When I say “hell,” there’s no religious meaning behind it. Human beings have been experiencing a lot of hell such as pestilence, famine, war, natural disasters etc., and you often see the paintings that describe these scenes from hell such as “Plague” by Boecklin, “Triumph of Death” by Bruegel etc., and we aimed to do the same thing with music for this album.

So the songs are describing compared to those on Hangman’s Hymn. “Prelude to the Oracle” and “L’art de Mourir” is about the world where people are dying everywhere and they feel the reaper flying over their head.

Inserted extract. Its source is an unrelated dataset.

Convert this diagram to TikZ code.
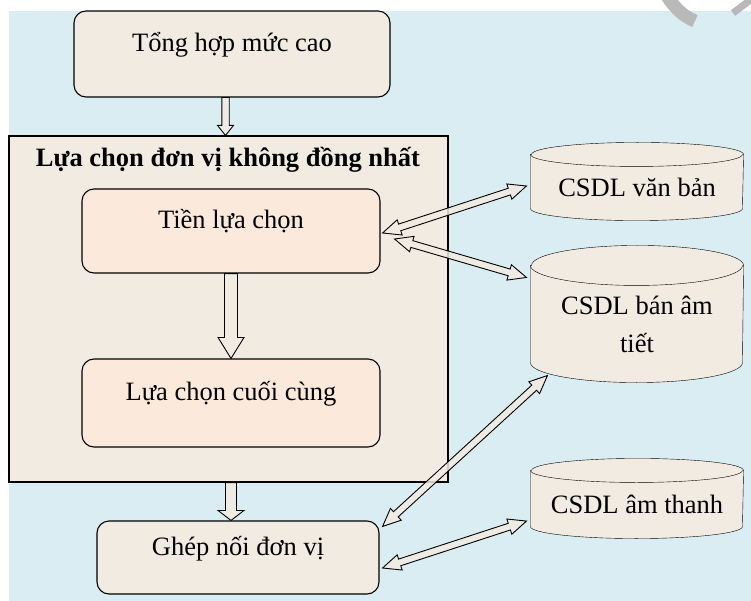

Three tracks belonging to “Musica In Tempora Belli” are the most describing and I guess that you can easily picture the scenes of war such as air raid, the rolling tanks, bomb explosion and so on by listening to them. (“Musica In Tempora Belli” stands for “Music in Wartime”).

Blistering.com: I guess this applies to the fact Sigh has never made the same album twice, correct?

Mirai: I won’t say that. Once we are confident that we could make an album that tops Imaginary Sonicscape, we’d do Imaginary Sonicscape Part 2. But so far, it has never happened. Hail Horror Hail is completed in its form. So are other albums, and we still haven’t come up with the ideas to top them in the similar style. But I’m not sure about the future. We always just want to create an album to top the previous ones.